In an annual international report released today, PwC said Canadian media and entertainment spending was projected to have hit a total of $44.2 billion in 2011, up from $41.8 billion in 2010. Furthermore, the overall total was forecast to grow to $46.9 billion in 2012, and rise to $60.6 billion in 2016. The compound annual growth (CAGR) between 2012 and 2016 is predicted to be 6.5%.
This growth outpaced the growth in the sector seen south of the border. While that market was undeniably larger—Americans were projected to spend a whopping $463.8 billion in 2011—the U.S.’s CAGR between 2012 and 2016 was calculated at 5.2%.
Growth in internet advertising is also going to be significant, with mobile advertising growing at 42.6% CAGR by 2016. This is followed by video internet advertising which is forecast to grow by 31.9%, banner display (16.8%) and search (13.5%).

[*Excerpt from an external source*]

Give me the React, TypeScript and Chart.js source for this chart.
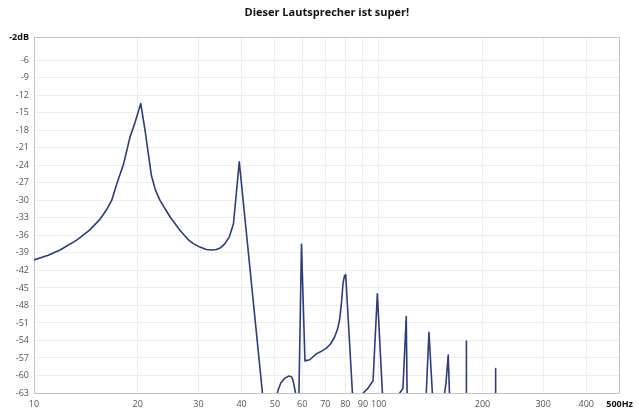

TV advertising revenues totalled a projected $3.6 billion in 2011, up from $3.5 billion in 2010. Ad spending is projected to climb to $3.6 billion in 2012 and hit $4.7 billion by 2016. The CAGR between 2012 and 2016 is forecast to be 5.4%.
The overall advertising market is healthier in Canada than it was in the US last year, growing by 5% in Canada compared to 2% in the US. Over the night five years it is expected the two countries will grow at a similar pace, with growth rates expected at 6% by 2016.
Canadian TV subscription and license fees totalled a projected $8.9 billion in 2011, up from $8.2 billion in 2010. They would further climb to $9.6 billion in 2012 and hit $13.4 billion in 2016. The CAGR between 2012 and 2016 is forecast to be 8.6%.